What is an embedding space?
An embedding space is the corpus for vector queries. Within a search index, the embedding space is all of the vector fields populated with embeddings from the same embedding model. Machine learning models create the embedding space by mapping individual words, phrases, documents (for natural-language processing), images, or other data into representations comprised of vectors of real numbers that act as coordinates in a high-dimensional space.
In the embedding space, similar items are located close together, while dissimilar items are located farther apart. For example, documents about different species of dogs would be clustered close together. Documents about cats would be close together but farther from the dogs cluster, while still being in the neighborhood for animals. Dissimilar concepts, such as cloud computing, would be much farther away.
In practice, embedding spaces are abstract and don't have well-defined, human-interpretable meanings, but the core idea stays the same.
Nearest neighbors search
In vector search, the search engine scans vectors within the embedding space to identify vectors that are closest to the query vector. This technique is called nearest neighbor search.
Nearest neighbors quantify the similarity between items. A high degree of vector similarity indicates that the original data is also similar. To expedite nearest neighbor search and reduce the search space, the search engine uses data structures and data partitioning. Each vector search algorithm solves the nearest neighbor problems differently, optimizing for minimum latency, maximum throughput, recall, and memory. To compute similarity, similarity metrics provide the mechanism for computing distance.
Azure AI Search supports the following algorithms:
Hierarchical navigable small world (HNSW). HNSW is a leading ANN algorithm optimized for high-recall, low-latency applications with unknown or volatile data distribution. It organizes high-dimensional data points into a hierarchical graph structure that enables fast, scalable similarity search and allows a tunable trade-off between search accuracy and computational cost. Because the algorithm requires all data points to reside in memory for fast random access, HNSW consumes vector index size quota.
Exhaustive k-nearest neighbors (KNN). KNN calculates the distances between the query vector and all data points. It's computationally intensive and works best for smaller datasets. Because the algorithm doesn't require fast random access of data points, KNN doesn't consume vector index size quota.

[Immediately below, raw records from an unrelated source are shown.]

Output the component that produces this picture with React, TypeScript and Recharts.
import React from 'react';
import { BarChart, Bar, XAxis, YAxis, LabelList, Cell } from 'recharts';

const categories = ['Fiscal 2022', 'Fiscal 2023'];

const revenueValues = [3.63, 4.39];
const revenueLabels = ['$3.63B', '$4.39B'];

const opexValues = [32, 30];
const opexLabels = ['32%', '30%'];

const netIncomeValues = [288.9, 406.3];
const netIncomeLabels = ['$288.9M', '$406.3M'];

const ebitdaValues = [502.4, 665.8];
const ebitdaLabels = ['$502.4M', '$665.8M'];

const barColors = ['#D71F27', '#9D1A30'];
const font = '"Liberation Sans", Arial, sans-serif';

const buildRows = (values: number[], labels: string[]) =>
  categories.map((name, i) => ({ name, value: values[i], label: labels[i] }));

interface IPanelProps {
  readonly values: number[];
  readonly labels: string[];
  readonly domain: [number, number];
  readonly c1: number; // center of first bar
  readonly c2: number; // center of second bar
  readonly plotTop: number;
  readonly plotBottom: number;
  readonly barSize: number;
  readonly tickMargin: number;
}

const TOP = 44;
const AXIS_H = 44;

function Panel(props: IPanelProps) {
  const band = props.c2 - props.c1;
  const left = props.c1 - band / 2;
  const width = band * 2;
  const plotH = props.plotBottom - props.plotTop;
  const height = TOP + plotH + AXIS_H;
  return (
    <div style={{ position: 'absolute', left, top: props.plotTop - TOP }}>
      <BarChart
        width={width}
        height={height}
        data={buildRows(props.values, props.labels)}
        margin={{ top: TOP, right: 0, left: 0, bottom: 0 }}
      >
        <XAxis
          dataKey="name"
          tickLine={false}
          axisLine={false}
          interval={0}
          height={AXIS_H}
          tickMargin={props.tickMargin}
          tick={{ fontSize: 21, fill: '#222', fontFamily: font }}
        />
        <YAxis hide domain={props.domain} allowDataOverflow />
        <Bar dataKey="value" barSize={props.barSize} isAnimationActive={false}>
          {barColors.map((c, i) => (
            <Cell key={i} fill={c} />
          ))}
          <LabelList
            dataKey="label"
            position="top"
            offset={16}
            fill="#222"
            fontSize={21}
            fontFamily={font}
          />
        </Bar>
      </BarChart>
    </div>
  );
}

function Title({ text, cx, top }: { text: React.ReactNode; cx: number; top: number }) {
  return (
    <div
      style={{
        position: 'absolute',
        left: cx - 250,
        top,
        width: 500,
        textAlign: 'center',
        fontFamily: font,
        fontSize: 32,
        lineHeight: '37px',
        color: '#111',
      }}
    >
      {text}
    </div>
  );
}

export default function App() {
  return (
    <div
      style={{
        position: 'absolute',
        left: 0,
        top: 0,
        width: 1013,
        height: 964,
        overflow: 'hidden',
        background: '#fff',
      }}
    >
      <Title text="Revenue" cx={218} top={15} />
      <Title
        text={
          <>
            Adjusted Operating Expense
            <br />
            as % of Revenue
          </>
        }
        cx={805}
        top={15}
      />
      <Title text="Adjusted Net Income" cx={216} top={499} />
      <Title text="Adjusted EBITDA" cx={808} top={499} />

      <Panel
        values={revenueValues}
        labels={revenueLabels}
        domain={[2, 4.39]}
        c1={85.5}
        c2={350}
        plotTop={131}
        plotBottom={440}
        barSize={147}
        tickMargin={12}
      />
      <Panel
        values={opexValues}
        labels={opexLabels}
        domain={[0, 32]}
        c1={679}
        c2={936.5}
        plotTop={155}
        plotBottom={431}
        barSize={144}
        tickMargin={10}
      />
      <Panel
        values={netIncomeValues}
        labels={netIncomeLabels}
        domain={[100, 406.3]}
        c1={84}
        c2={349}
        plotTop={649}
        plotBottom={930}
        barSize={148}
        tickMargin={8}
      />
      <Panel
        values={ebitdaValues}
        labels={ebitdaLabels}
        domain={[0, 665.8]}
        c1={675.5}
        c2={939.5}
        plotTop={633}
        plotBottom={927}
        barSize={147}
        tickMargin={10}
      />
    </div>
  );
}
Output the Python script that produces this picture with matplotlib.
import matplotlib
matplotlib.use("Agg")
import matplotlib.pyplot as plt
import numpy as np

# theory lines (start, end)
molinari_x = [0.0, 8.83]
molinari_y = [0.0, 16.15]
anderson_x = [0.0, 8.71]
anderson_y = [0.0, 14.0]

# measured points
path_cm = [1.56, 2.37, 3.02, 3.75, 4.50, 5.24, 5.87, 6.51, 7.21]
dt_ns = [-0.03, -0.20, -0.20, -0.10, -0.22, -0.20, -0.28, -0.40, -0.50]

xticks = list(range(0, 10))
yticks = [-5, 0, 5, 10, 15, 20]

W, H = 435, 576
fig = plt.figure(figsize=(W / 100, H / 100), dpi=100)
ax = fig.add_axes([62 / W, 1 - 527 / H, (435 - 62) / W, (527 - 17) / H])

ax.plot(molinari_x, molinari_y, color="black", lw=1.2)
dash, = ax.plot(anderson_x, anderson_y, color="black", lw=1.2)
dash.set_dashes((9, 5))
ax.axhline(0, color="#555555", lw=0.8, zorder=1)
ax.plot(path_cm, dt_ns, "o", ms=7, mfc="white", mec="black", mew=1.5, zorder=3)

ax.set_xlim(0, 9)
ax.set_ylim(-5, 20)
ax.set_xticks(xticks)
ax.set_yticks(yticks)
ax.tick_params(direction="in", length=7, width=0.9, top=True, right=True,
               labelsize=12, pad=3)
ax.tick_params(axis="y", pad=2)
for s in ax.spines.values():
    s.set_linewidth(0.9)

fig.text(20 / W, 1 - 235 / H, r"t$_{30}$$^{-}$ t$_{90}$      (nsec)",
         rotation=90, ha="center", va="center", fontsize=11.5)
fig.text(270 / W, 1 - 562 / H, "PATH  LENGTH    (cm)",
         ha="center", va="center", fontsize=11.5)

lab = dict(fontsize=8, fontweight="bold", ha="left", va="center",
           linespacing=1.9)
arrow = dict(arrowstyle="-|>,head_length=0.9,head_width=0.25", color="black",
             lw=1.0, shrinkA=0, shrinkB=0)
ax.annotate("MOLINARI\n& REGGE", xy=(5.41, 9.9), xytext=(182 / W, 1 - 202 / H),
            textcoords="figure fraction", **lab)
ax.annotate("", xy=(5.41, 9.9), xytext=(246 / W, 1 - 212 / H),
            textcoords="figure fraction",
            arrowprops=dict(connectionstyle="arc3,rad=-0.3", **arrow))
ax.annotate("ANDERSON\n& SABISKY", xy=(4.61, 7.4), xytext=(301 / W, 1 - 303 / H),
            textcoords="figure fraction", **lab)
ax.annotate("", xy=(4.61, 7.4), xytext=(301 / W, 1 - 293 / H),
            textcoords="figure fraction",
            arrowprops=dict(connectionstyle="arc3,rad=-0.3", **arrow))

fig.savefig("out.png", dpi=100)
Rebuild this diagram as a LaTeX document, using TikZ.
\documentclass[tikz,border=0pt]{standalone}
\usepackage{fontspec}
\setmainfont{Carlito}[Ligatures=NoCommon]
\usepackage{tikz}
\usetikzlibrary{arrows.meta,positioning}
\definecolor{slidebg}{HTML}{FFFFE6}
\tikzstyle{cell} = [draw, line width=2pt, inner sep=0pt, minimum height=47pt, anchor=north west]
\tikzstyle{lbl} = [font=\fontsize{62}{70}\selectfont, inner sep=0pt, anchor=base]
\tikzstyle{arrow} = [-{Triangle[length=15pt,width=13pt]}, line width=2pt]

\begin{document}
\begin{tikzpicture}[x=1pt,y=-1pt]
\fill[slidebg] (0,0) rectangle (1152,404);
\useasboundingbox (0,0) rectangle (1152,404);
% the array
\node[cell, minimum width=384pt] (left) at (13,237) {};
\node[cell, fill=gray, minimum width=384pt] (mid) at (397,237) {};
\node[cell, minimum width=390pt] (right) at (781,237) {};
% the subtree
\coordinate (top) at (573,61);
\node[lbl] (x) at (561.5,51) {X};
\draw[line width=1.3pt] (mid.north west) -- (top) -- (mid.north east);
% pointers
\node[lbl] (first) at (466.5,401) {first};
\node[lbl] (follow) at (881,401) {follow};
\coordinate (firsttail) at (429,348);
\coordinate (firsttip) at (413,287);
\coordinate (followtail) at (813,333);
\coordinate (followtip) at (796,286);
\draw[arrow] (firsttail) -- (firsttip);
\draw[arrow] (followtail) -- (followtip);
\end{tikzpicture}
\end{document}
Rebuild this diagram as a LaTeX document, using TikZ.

However, it provides the global set of nearest neighbors.
To learn how to specify the algorithm, vector profile, and profile assignment for HNSW or KNN, see Create a vector field.
Algorithm parameters that are used to initialize the index during index creation are immutable and can't be changed after the index is built. However, parameters that affect the query-time characteristics (efSearch) can be modified.
Fields that specify the HNSW algorithm also support exhaustive KNN search using the query request parameter "exhaustive": true. However, the opposite isn't true. If a field is indexed for exhaustiveKnn, you can't use HNSW in the query because the extra data structures that enable efficient search don't exist.
Approximate nearest neighbors
Approximate nearest neighbor (ANN) is a class of algorithms for finding matches in vector space. This class of algorithms uses different data structures or data partitioning methods to significantly reduce the search space and accelerate query processing.
ANN algorithms sacrifice some accuracy but offer scalable and faster retrieval of approximate nearest neighbors, which makes them ideal for balancing accuracy and efficiency in modern information retrieval applications. You can adjust the parameters of your algorithm to fine-tune the recall, latency, memory, and disk footprint requirements of your search application.
Azure AI Search uses HNSW for its ANN algorithm.